The Buddha told us to use our logic and reason to test things out for ourselves. That is why Buddhism is a practice, not just a belief in a story/myth. I think your sangha member is not using her logic and reason, but is overthinking the question, and in terms that she has already attached herself to: belief in a story or myth. Buddhism is concerned with the now, not with myths of the past. The purpose of myths, generally, is to explain how something came to be, not how to change something that already is. If we clung to myths of the past, how would we be able to change anything now?
Of course, we have the story of the Buddha, but that really has little to do with Buddhist practice, other than the direct teachings which someone could argue are stories. Even if they are technically stories, the teachings are not written in mythological format, but instead are direct, pragmatic teachings.
The story of what has caused our suffering is our own individual stories, not someone else's myth. To find your own story, you have to meditate.
Essentially (for those less familiar with these concepts), if something is impermanent, it means that it's subject to change, whereas that which has a permanent being or essence isn't. In other words, becoming (or any process of change) is only possible within the context of impermanence. In the examples I gave above, the former are examples of things dealing with processes or becoming, while the latter are things dealing with unchanging being or essence.
For example, Heraclitus, if we're to believe Plato, is famous for his idea that "everything flows," whereas Plato is famous for his idea of eternal forms. In the second example, the Buddha taught that what we mistakenly cling to as 'self' is really only impermanent phenomena subject to arising, changing, and passing away, whereas the Vedas and Upanishads are general understood to teach that our self is something real and eternal, something that is.

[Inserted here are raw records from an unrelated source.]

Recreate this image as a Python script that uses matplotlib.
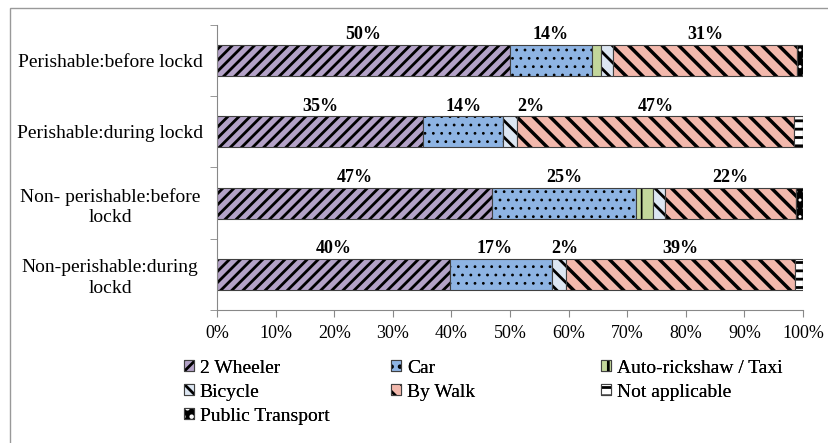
import numpy as np
import matplotlib
matplotlib.use('Agg')
import matplotlib.pyplot as plt
from matplotlib.patches import Rectangle

plt.rcParams['font.family'] = ['Liberation Serif', 'DejaVu Serif']
plt.rcParams['hatch.linewidth'] = 2.0

categories = ['Perishable:before lockd', 'Perishable:during lockd',
              'Non- perishable:before\nlockd', 'Non-perishable:during\nlockd']
modes = ['2 Wheeler', 'Car', 'Auto-rickshaw / Taxi', 'Bicycle',
         'By Walk', 'Not applicable', 'Public Transport']

# share of respondents (%) per mode, one value per category
two_wheeler = [50.0, 35.2, 46.9, 39.7]
car = [14.0, 13.6, 24.6, 17.4]
auto_taxi = [1.5, 0.0, 2.9, 0.0]
bicycle = [2.1, 2.4, 2.1, 2.4]
by_walk = [31.4, 47.2, 22.3, 39.2]
not_applicable = [0.0, 1.6, 0.0, 1.3]
public_transport = [1.0, 0.0, 1.2, 0.0]

# which segments carry a value label
show_label = [
    [True, True, True, True],
    [True, True, True, True],
    [False, False, False, False],
    [False, True, False, True],
    [True, True, True, True],
    [False, False, False, False],
    [False, False, False, False],
]

series = [two_wheeler, car, auto_taxi, bicycle, by_walk, not_applicable, public_transport]
colors = ['#b3a2c7', '#8eb4e3', '#c3d69b', '#dce6f2', '#f2b8ac', '#ffffff', '#000000']
hatches = ['///', '..', '|', '\\\\', '\\\\', '--', '..']
hatch_colors = ['black', 'black', 'black', 'black', 'black', 'black', 'white']
hatch_widths = [2.0, 0.8, 1.2, 2.0, 2.5, 2.0, 1.0]

# small horizontal shifts so neighbouring labels don't collide
nudge = {(3, 1): 3.5, (3, 3): 1.0, (1, 3): -1.0}

fig = plt.figure(figsize=(8.29, 4.43), dpi=100)
ax = fig.add_axes([0.2618, 0.3002, 0.7068, 0.6434])

y = np.arange(len(categories))
left = np.zeros(len(categories))
handles = []
for i, (vals, name) in enumerate(zip(series, modes)):
    vals = np.array(vals)
    bars = ax.barh(y, vals, left=left, height=0.435, color=colors[i],
                   edgecolor='#404040', linewidth=0.8, hatch=hatches[i], label=name)
    for b in bars:
        b._hatch_color = matplotlib.colors.to_rgba(hatch_colors[i])
        b.set_hatch_linewidth(hatch_widths[i])
    handles.append(bars)
    for j, v in enumerate(vals):
        if show_label[i][j]:
            ax.text(left[j] + v / 2 + nudge.get((i, j), 0), y[j] - 0.36, f'{v:.0f}%',
                    ha='center', va='center', fontsize=13, fontweight='bold')
    left += vals

ax.set_xlim(0, 100)
ax.set_ylim(3.5, -0.5)
ax.set_xticks(np.arange(0, 101, 10))
ax.set_xticklabels([f'{t}%' for t in range(0, 101, 10)], fontsize=13)
ax.set_yticks(y)
ax.set_yticklabels(categories, fontsize=14, ha='center', linespacing=1.25)
ax.tick_params(axis='y', length=0, pad=77)
ax.set_yticks(np.arange(-0.5, 4, 1), minor=True)
ax.tick_params(axis='y', which='minor', length=5, color='#888888')
ax.tick_params(axis='x', length=5, color='#888888', pad=6)
for s in ['top', 'right']:
    ax.spines[s].set_visible(False)
for s in ['left', 'bottom']:
    ax.spines[s].set_color('#888888')

# legend laid out row by row in three fixed columns
columns = [[0, 3, 6], [1, 4], [2, 5]]
col_x = [0.222, 0.472, 0.725]
for cx, col in zip(col_x, columns):
    leg = fig.legend([handles[k] for k in col], [modes[k] for k in col],
                     loc='upper left', bbox_to_anchor=(cx, 0.188), ncol=1,
                     frameon=False, fontsize=14, handlelength=0.5, handleheight=0.5,
                     handletextpad=0.3, labelspacing=0.36, borderpad=0,
                     borderaxespad=0)
    fig.add_artist(leg)

# outer chart border
fig.patches.append(Rectangle((0.012, -0.2), 1.2, 1.182, transform=fig.transFigure,
                             fill=False, edgecolor='#999999', linewidth=1))

fig.savefig('out.png', dpi=100)
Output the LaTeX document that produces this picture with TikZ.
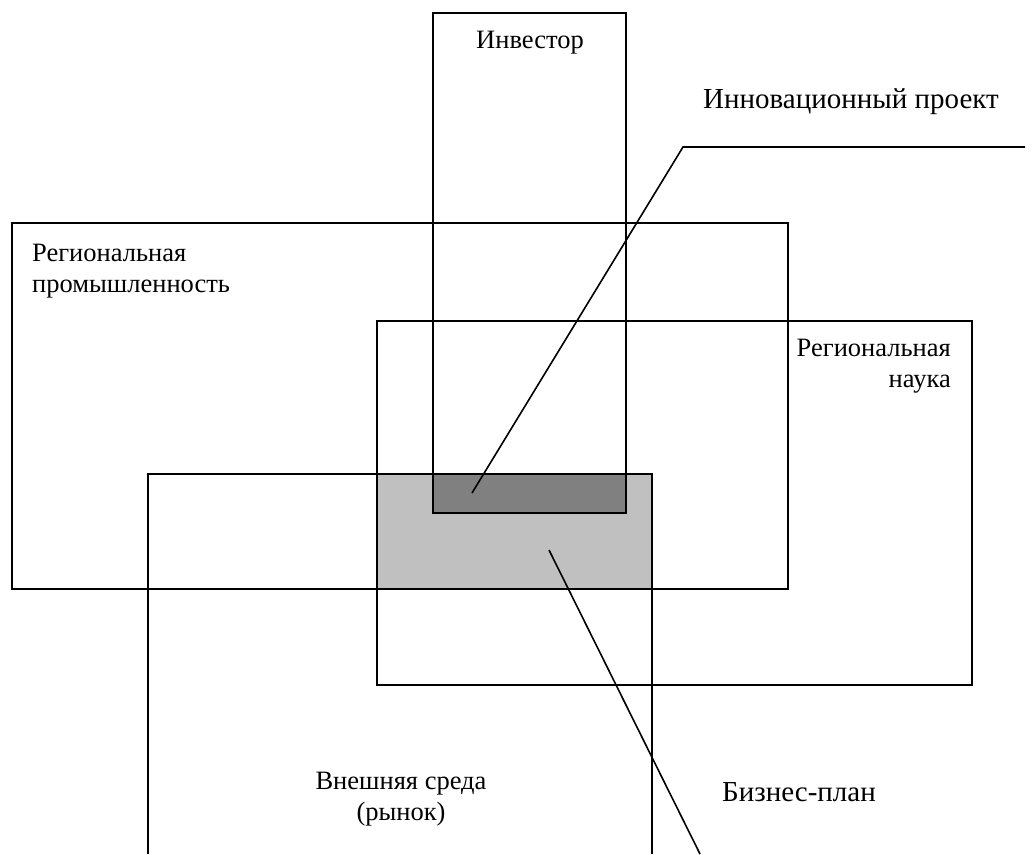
\documentclass[tikz,border=0pt]{standalone}
\usepackage{fontspec}
\setmainfont{Liberation Serif}
\begin{document}
\begin{tikzpicture}[x=1pt,y=-1pt,
  frame/.style={draw=black,line width=1.8pt},
  lead/.style={draw=black,line width=1.6pt},
  lbl/.style={inner sep=0pt,font=\fontsize{26.5}{30.5}\selectfont},
  callout/.style={inner sep=0pt,font=\fontsize{29}{34}\selectfont},
  lightfill/.style={fill={rgb,255:red,192;green,192;blue,192}},
  darkfill/.style={fill={rgb,255:red,128;green,128;blue,128}}]
\useasboundingbox (0,0) rectangle (1035,854);
% shaded overlaps
\fill[lightfill] (377,474) rectangle (652,589);
\fill[darkfill] (433,474) rectangle (626,513);
% frames
\draw[frame] (433,13) rectangle (626,513);
\draw[frame] (12,223) rectangle (788,589);
\draw[frame] (377,321) rectangle (972,685);
\draw[frame] (148,854) -- (148,474) -- (652,474) -- (652,854);
% labels (base anchor = baseline of the last line)
\node[lbl,anchor=base] (inv) at (530,48) {Инвестор};
\node[callout,anchor=base west] (proj) at (703,108) {Инновационный проект};
\node[lbl,anchor=base west,align=left] (ind) at (32,292) {Региональная\\промышленность};
\node[lbl,anchor=base east,align=right] (sci) at (951,387) {Региональная\\наука};
\node[lbl,anchor=base,align=center] (ext) at (401,820) {Внешняя среда\\(рынок)};
\node[callout,anchor=base west] (bp) at (722,801) {Бизнес-план};
% leader lines
\coordinate (p1) at (472,493);
\coordinate (p2) at (683,147);
\coordinate (p3) at (1025,147);
\coordinate (b1) at (549,550);
\coordinate (b2) at (700,854);
\draw[lead] (p1) -- (p2) -- (p3);
\draw[lead] (b1) -- (b2);
\end{tikzpicture}
\end{document}
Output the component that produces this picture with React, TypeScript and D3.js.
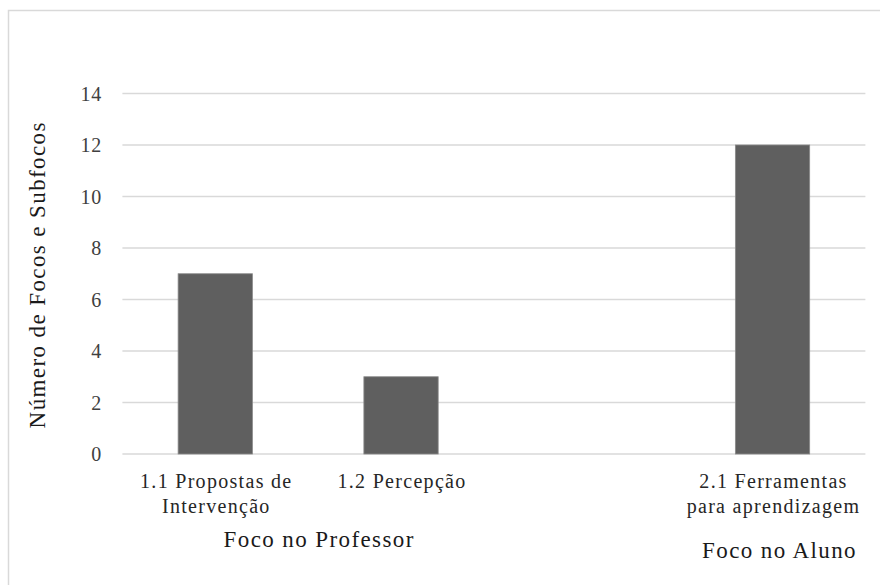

So strict ontology deals more with what inherently is or exists from its own side (i.e., being or essence), whereas the basic idea behind process philosophy is that what 'exists' is best understood in terms of processes rather than things or substances, and that change — whether physical, organic, or psychological — "is the pervasive and predominant feature of the real." As such, it's sometimes called 'ontology of becoming.'
Of course, in Buddhism, becoming (bhava) refers more to the sense of identity that arises when there's clinging to one or more of the aggregates, but the basic idea is that our sense of self is a process of 'I-making' and 'my-making,' which I think can be classified as a type of process philosophy. The only area of metaphysics the Buddha does engage in is causality; but even here, he doesn't offer proofs so much as suggests that adopting these views in a pragmatic, common sense manner is empirically useful in the quest to end suffering. Hence, Buddhism avoids many of the metaphysical quandaries, including questions of ontology, that seem to plague other philosophical/religious traditions.
So as with everything else, suffering (dukkha), particularly the experience of suffering, is viewed in terms of a dependently originated phenomenon — a process — that has its own requisite conditions, the primary one being ignorance. As Thanissaro Bhikkhu puts it in his essay, "Ignorance": Looking back, whether through our own memories or our history, it's nigh impossible to find a time when suffering wasn't present in some shape or form (SN 15.3); and speculating about a beginning point to our mental wanderings-on (samsara), or a beginning point to ignorance and suffering, is essentially a waste of our time. Even worse, spending one's time doing so can lead to vexation rather than knowledge or peace (AN 4.77). From the Buddhist point of view, then, what's important is that suffering is present now and we have the power to do something about it if we so choose.